I had a very small agenda today: finish a short story, go to the gym and go to a Writer's Workshop. I did NONE of those things. Instead of writing when I woke up this morning, as scheduled, I read fanfiction online. When it was time to go to the gym I read porn. And then, shortly before I was supposed to get ready for the Writer's Workshop, I started cooking and other bullshit.

Now I am here in my house, isolated and lonely, still feeling trapped by depression, procrastination and agoraphobia. I am desperate to meet new people, other writers, but even that desperation was not enough motivation for me today.

I suppose I'm here, posting to my long abandoned blog, because I feel the need to tell someone that I'm disappointed in myself. I am still not who I want to be. And now I'm a year and a half older.

Thursday, December 3, 2009

I'm a disaster

My short story deadline was technically November 30th but the publisher holding the contest has a one-week grace period so I, of course, procrastinated. 

I stayed up very late on Sunday night and edited until I couldn't see anymore but neither story was ready so, at 3AM, I gave up and finally went to sleep. I slept right through my alarm the next morning and didn't open my eyes until 10:30! I ended up not going to work, which is especially bad because I only started at this place a couple months ago and I can't afford to burn bridges there.

I worked on my pieces during the day and evening on Monday but could not get them polished enough to submit. I stayed up late again but I dragged my ass to work on Tuesday because I had fucked up on Monday.

Left work early on Tuesday and went home to work. I stayed up till 3:30AM but I did get the damn stories in. Finally! Then I collapsed and tried to get three hours of sleep before I had to get up for work.

I didn't sleep through my alarm Wednesday morning but I did decide to blow off work - without telling anyone - which is particularly bad. Later in the day I e-mailed my boss that my son had a biking accident and I was in the ER with him.

I spent most of the day in bed asleep. I watched a little TV and basically felt drained and listless. I wanted to write - get moving on one of my other half started projects - but I was completely worthless.
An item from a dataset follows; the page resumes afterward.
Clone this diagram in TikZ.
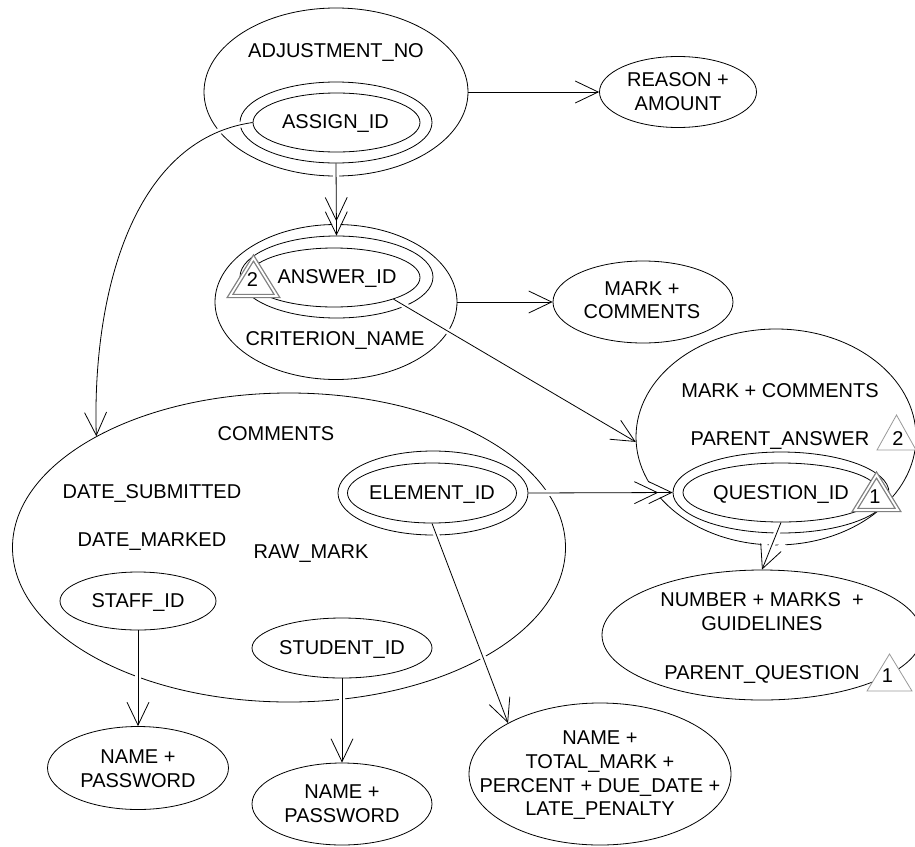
\documentclass[tikz,border=0pt]{standalone}
\usepackage{fontspec}
\setmainfont{Liberation Sans}
\usetikzlibrary{arrows.meta,shapes.geometric}
\begin{document}
\begin{tikzpicture}[x=1pt,y=-1pt,
  ell/.style={draw, ellipse, inner sep=0pt, line width=0.8pt},
  lbl/.style={inner sep=0pt, anchor=base, font=\fontsize{20}{23.7}\selectfont},
  mlbl/.style={inner sep=0pt, anchor=north, align=center, font=\fontsize{20}{23.7}\selectfont},
  conn/.style={line width=0.8pt, preaction={draw=white, line width=6pt, shorten <=2pt, shorten >=2.5pt}},
  one/.style={-{Straight Barb[length=23pt,width=22pt]}},
  many/.style={-{Straight Barb[length=23pt,width=22pt,sep=-10pt]Straight Barb[length=23pt,width=22pt]}},
  trisgl/.style={draw=black!40, line width=0.8pt, fill=white},
  tridbl/.style={draw=black!50, double=white, double distance=1.8pt, line width=1.3pt, fill=white},
  num/.style={inner sep=0pt, anchor=base, font=\fontsize{20}{23.7}\selectfont},
]
\useasboundingbox (0,0) rectangle (915,846);
\clip (0,0) rectangle (915,846);
\fill[white] (0,0) rectangle (915,846);

% ellipses
\node[ell, minimum width=264pt, minimum height=168pt] (adj) at (336,92) {};
\node[ell, minimum width=192pt, minimum height=81pt] (asring) at (336,122.5) {};
\node[ell, minimum width=167pt, minimum height=59pt] (asin) at (336.5,122.5) {};
\node[ell, minimum width=157pt, minimum height=71pt] (reason) at (678,92) {};
\node[ell, minimum width=242pt, minimum height=155pt] (crit) at (336,302) {};
\node[ell, minimum width=193pt, minimum height=82pt] (ansring) at (336.5,277) {};
\node[ell, minimum width=172pt, minimum height=59pt] (ansin) at (334,277.5) {};
\node[ell, minimum width=180pt, minimum height=82pt] (marks) at (643,302) {};
\node[ell, minimum width=280pt, minimum height=216pt] (qbig) at (776,437) {};
\node[ell, minimum width=216pt, minimum height=81pt] (qring) at (781,492.5) {};
\node[ell, minimum width=196pt, minimum height=59pt] (qin) at (781,492.5) {};
\node[ell, minimum width=320pt, minimum height=130pt] (number) at (762,635) {};
\node[ell, minimum width=553pt, minimum height=309pt] (comments) at (289,547.5) {};
\node[ell, minimum width=190pt, minimum height=84pt] (elring) at (433,493) {};
\node[ell, minimum width=169pt, minimum height=60pt] (elin) at (432,493) {};
\node[ell, minimum width=156pt, minimum height=58pt] (staff) at (138,601) {};
\node[ell, minimum width=180pt, minimum height=60pt] (student) at (342,648) {};
\node[ell, minimum width=181pt, minimum height=83pt] (name1) at (138,768) {};
\node[ell, minimum width=180pt, minimum height=82pt] (name2) at (342,804) {};
\node[ell, minimum width=262pt, minimum height=142pt] (total) at (600,774) {};

% connectors
\draw[conn, many] (asring.south) -- (ansring.north);
\draw[conn, one] (asin.west) .. controls (130,140) and (92,300) .. (comments.150);
\draw[conn, one] (adj.east) -- (reason.west);
\draw[conn, one] (crit.east) -- (marks.west);
\draw[conn, one] (ansin.-20) -- (qbig.182);
\draw[conn, many] (elring.east) -- (qring.west);
\draw[conn, one] (elin.south) -- (total.151);
\draw[conn, one] (staff.south) -- (name1.north);
\draw[conn, one] (student.south) -- (name2.north);
\draw[conn, one] (qin.south) -- (number.north);

% triangles
\draw[tridbl] (230,296) -- (253.5,258) -- (277,296) -- cycle;
\draw[trisgl] (877,450) -- (896.5,415) -- (916,450) -- cycle;
\draw[tridbl] (855,510) -- (876.5,475) -- (898,510) -- cycle;
\draw[trisgl] (867,691) -- (889.5,654) -- (912,691) -- cycle;
\node[num] (n2a) at (252.5,286.2) {2};
\node[num] (n2b) at (898,445.7) {2};
\node[num] (n1a) at (875,503.7) {1};
\node[num] (n1b) at (887.5,682.2) {1};

% labels
\node[lbl] (tadj) at (336,57.5) {ADJUSTMENT\_NO};
\node[lbl] (tassign) at (335.5,128.7) {ASSIGN\_ID};
\node[mlbl] (treason) at (678,72.3) {REASON +\\AMOUNT};
\node[lbl] (tanswer) at (337,283.7) {ANSWER\_ID};
\node[lbl] (tcrit) at (335,345.7) {CRITERION\_NAME};
\node[mlbl] (tmark) at (642,281.3) {MARK +\\COMMENTS};
\node[lbl] (tcomm) at (276,440.2) {COMMENTS};
\node[lbl] (tdsub) at (152,498.2) {DATE\_SUBMITTED};
\node[lbl] (tdmark) at (152,546.2) {DATE\_MARKED};
\node[lbl] (traw) at (311,558.2) {RAW\_MARK};
\node[lbl] (telem) at (432,499.2) {ELEMENT\_ID};
\node[lbl] (tstaff) at (138,607.2) {STAFF\_ID};
\node[lbl] (tstud) at (342,654.2) {STUDENT\_ID};
\node[mlbl] (tname1) at (138,749.8) {NAME +\\PASSWORD};
\node[mlbl] (tname2) at (342,784.8) {NAME +\\PASSWORD};
\node[mlbl] (ttotal) at (600,730.8) {NAME +\\TOTAL\_MARK +\\PERCENT + DUE\_DATE +\\LATE\_PENALTY};
\node[lbl] (tqmc) at (780,397.2) {MARK + COMMENTS};
\node[lbl] (tpa) at (780,445.2) {PARENT\_ANSWER};
\node[lbl] (tqid) at (781,499.2) {QUESTION\_ID};
\node[mlbl] (tnum) at (762,592.8) {NUMBER + MARKS~ +\\GUIDELINES};
\node[lbl] (tpq) at (762,679.2) {PARENT\_QUESTION};
\end{tikzpicture}
\end{document}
I'm glad I got the stories in but I feel like everything else around me became such a disaster I'm wondering if it was worth it. I want to be a writer but I have to do that while staying on top of everything else.

Tomorrow I should go to work but I've already taken the day off to visit a friend. 

This may seem out of place but I feel very alone this week. Unsupported. I wish I had someone to lean on while I tried to make this transition.

- As I re-read the above I see how scattered I sound. It's exactly how I feel.

Wednesday, April 15, 2009

I'm lost in my life and trapped by my life. Will this blog help?

I am sinking into a deeper and deeper depression and can't seem to find my way out. I want to do so many things but after an initial burst of enthusiasm I abandon everything. This past week has been the worst ever and I feel as though my deterioration is crossing some sort of line. I don't want to get to worse but I feel so powerless.

I love to write but rarely finish anything I start so maybe the shorter format of a blog will be a way for me to find some success.
However small. I am hugely protective of my privacy so in order for me to include anything of importance everything will have to be anonymous. I don't plan to promote this or tell my friends/family about it so there is a good chance no one will read it. But I will still put it out there. And maybe the process of working on this blog will help bring me back to life.